**Available data**

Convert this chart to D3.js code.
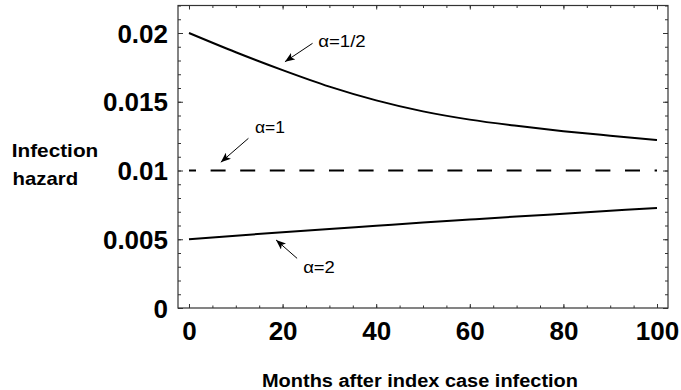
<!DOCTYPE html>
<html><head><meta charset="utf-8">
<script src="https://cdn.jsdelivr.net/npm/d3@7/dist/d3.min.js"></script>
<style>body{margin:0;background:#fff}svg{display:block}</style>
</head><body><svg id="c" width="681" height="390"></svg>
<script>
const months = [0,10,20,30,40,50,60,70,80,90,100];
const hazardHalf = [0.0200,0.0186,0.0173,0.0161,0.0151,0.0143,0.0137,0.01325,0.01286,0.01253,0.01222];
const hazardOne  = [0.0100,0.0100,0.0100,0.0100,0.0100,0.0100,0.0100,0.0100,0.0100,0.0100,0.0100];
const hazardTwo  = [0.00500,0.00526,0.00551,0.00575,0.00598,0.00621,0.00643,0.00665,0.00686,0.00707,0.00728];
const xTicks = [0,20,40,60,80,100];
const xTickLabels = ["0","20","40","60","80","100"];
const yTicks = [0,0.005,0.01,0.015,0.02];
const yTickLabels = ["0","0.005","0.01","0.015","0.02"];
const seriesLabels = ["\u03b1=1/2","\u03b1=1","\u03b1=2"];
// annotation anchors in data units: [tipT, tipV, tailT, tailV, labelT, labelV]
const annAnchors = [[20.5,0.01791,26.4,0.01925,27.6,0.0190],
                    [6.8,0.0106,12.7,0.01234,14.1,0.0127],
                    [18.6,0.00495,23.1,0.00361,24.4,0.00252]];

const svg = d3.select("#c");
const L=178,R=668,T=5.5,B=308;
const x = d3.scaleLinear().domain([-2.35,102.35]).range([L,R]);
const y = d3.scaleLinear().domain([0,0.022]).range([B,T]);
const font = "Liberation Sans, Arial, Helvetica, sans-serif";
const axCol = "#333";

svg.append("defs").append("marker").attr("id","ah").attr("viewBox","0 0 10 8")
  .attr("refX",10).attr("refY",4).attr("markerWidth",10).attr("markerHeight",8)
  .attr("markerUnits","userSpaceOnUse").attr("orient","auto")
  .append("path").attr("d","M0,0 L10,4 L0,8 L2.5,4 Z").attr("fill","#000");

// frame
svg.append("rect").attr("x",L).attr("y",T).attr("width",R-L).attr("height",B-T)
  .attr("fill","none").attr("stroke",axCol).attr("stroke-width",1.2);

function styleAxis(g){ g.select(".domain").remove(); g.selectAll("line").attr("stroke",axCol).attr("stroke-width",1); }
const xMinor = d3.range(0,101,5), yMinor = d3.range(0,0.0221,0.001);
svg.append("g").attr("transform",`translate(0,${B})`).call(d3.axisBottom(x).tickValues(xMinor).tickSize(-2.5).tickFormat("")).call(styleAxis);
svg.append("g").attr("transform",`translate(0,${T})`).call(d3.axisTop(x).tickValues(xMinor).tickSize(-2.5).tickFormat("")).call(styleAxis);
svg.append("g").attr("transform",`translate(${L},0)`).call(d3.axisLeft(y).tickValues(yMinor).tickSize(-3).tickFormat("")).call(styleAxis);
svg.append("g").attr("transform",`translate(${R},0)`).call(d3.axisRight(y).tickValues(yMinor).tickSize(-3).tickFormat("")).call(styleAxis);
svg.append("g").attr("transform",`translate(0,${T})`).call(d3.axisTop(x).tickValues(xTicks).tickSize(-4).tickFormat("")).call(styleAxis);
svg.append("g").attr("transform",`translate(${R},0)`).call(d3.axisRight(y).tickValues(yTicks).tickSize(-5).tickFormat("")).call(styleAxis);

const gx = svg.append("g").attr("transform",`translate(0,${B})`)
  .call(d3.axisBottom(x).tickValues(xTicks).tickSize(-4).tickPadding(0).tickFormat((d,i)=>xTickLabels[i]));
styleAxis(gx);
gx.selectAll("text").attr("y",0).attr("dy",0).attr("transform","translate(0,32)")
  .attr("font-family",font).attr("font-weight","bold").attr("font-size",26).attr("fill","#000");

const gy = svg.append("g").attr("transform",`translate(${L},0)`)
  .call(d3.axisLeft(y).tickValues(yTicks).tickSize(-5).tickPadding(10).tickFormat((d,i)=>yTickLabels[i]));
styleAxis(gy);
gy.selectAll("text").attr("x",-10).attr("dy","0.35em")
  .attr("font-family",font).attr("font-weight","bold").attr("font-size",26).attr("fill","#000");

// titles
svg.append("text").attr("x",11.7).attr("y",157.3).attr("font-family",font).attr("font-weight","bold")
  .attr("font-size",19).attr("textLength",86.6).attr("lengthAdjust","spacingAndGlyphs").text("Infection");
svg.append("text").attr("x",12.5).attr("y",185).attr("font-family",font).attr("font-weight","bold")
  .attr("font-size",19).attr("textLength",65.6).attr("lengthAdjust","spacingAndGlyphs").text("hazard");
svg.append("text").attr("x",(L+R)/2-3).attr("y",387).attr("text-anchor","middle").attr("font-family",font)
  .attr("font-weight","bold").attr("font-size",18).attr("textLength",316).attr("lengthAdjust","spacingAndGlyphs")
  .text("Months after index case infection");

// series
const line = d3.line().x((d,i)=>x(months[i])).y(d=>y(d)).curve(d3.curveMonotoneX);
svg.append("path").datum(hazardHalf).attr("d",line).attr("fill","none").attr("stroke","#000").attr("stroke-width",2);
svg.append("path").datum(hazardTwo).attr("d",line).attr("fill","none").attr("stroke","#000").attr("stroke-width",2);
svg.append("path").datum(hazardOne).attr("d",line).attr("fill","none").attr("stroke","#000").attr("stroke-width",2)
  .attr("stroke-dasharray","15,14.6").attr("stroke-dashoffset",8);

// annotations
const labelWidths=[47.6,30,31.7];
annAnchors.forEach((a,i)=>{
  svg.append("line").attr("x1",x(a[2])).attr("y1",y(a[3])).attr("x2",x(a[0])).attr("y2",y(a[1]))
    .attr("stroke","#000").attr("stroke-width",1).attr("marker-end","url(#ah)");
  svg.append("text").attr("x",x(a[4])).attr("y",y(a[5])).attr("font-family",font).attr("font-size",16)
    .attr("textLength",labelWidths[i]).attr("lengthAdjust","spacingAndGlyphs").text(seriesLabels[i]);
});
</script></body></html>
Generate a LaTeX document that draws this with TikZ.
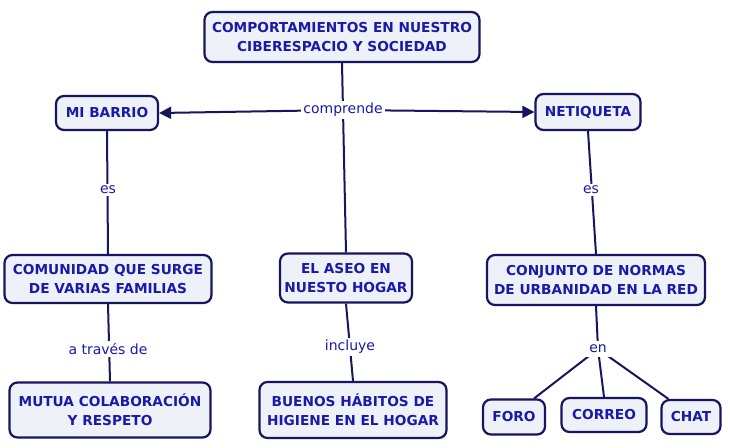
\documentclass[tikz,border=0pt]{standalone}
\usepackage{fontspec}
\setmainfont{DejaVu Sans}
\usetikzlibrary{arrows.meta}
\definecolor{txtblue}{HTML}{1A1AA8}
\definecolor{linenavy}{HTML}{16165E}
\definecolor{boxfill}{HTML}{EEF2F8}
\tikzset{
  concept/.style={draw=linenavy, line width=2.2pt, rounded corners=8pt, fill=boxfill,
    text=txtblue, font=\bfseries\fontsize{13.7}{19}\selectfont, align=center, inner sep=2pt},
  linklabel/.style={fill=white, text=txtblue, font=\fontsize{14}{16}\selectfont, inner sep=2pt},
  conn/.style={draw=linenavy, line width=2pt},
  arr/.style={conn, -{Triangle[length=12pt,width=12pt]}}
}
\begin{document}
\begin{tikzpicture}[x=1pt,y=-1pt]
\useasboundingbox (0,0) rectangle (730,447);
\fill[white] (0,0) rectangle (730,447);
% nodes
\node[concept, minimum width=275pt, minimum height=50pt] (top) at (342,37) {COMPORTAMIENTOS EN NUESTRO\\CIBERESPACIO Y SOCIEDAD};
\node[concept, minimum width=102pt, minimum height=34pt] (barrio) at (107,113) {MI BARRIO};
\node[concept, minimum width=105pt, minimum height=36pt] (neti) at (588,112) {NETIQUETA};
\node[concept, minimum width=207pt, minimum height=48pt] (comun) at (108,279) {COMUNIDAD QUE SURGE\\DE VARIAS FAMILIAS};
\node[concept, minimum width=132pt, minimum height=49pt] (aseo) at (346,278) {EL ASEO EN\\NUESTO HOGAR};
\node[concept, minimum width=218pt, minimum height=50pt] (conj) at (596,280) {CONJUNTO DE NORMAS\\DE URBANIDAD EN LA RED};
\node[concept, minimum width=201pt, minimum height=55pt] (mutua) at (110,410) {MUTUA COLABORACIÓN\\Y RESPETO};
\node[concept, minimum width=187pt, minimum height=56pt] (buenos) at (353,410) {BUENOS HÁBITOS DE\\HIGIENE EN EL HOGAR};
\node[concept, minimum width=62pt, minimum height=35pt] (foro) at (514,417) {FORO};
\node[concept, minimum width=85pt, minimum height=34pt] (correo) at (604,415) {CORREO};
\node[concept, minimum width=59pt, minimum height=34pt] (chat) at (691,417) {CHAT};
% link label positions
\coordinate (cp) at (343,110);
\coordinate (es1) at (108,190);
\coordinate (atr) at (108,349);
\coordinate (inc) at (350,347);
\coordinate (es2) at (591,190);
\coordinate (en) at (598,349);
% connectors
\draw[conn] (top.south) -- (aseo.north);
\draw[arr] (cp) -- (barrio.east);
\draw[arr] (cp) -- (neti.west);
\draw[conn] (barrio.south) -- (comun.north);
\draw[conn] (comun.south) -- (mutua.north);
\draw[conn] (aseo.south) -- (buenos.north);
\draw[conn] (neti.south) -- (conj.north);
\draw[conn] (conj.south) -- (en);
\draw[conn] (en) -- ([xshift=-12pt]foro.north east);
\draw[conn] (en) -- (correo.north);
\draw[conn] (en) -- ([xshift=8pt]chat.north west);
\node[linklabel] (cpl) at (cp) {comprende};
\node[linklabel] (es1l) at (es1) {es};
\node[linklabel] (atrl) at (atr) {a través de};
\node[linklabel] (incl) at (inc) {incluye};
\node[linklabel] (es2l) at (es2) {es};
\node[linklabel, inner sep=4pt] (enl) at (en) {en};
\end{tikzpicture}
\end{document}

--

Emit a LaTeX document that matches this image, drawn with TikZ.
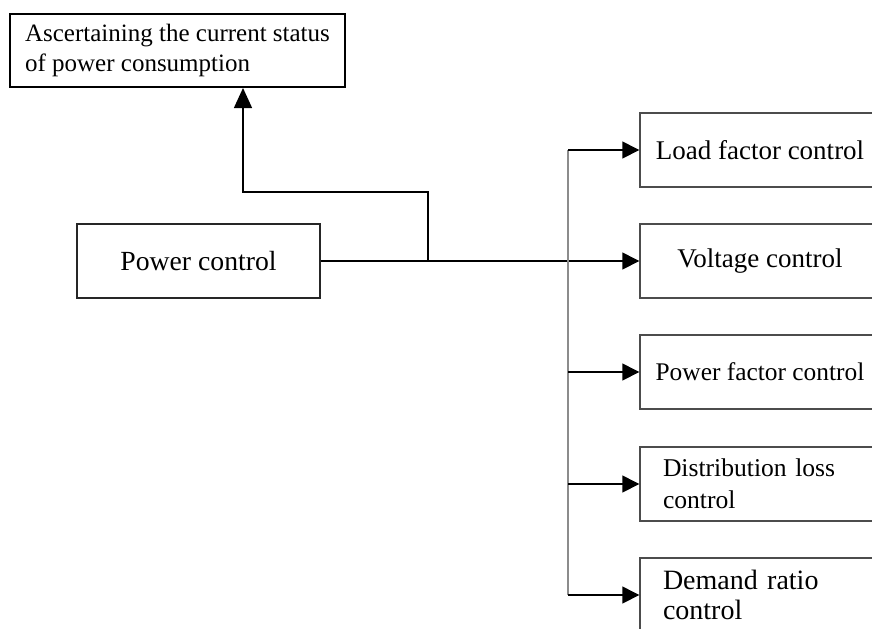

**Given instruction**
Please quote only the span of lines whose first line contains "Convert this chart to D3.js code." and whose last line contains "[18.6,0.00495,23.1,0.00361,24.4,0.00252]];", leaving every picture out.

**Final result**
Convert this chart to D3.js code.
<!DOCTYPE html>
<html><head><meta charset="utf-8">
<script src="https://cdn.jsdelivr.net/npm/d3@7/dist/d3.min.js"></script>
<style>body{margin:0;background:#fff}svg{display:block}</style>
</head><body><svg id="c" width="681" height="390"></svg>
<script>
const months = [0,10,20,30,40,50,60,70,80,90,100];
const hazardHalf = [0.0200,0.0186,0.0173,0.0161,0.0151,0.0143,0.0137,0.01325,0.01286,0.01253,0.01222];
const hazardOne  = [0.0100,0.0100,0.0100,0.0100,0.0100,0.0100,0.0100,0.0100,0.0100,0.0100,0.0100];
const hazardTwo  = [0.00500,0.00526,0.00551,0.00575,0.00598,0.00621,0.00643,0.00665,0.00686,0.00707,0.00728];
const xTicks = [0,20,40,60,80,100];
const xTickLabels = ["0","20","40","60","80","100"];
const yTicks = [0,0.005,0.01,0.015,0.02];
const yTickLabels = ["0","0.005","0.01","0.015","0.02"];
const seriesLabels = ["\u03b1=1/2","\u03b1=1","\u03b1=2"];
// annotation anchors in data units: [tipT, tipV, tailT, tailV, labelT, labelV]
const annAnchors = [[20.5,0.01791,26.4,0.01925,27.6,0.0190],
                    [6.8,0.0106,12.7,0.01234,14.1,0.0127],
                    [18.6,0.00495,23.1,0.00361,24.4,0.00252]];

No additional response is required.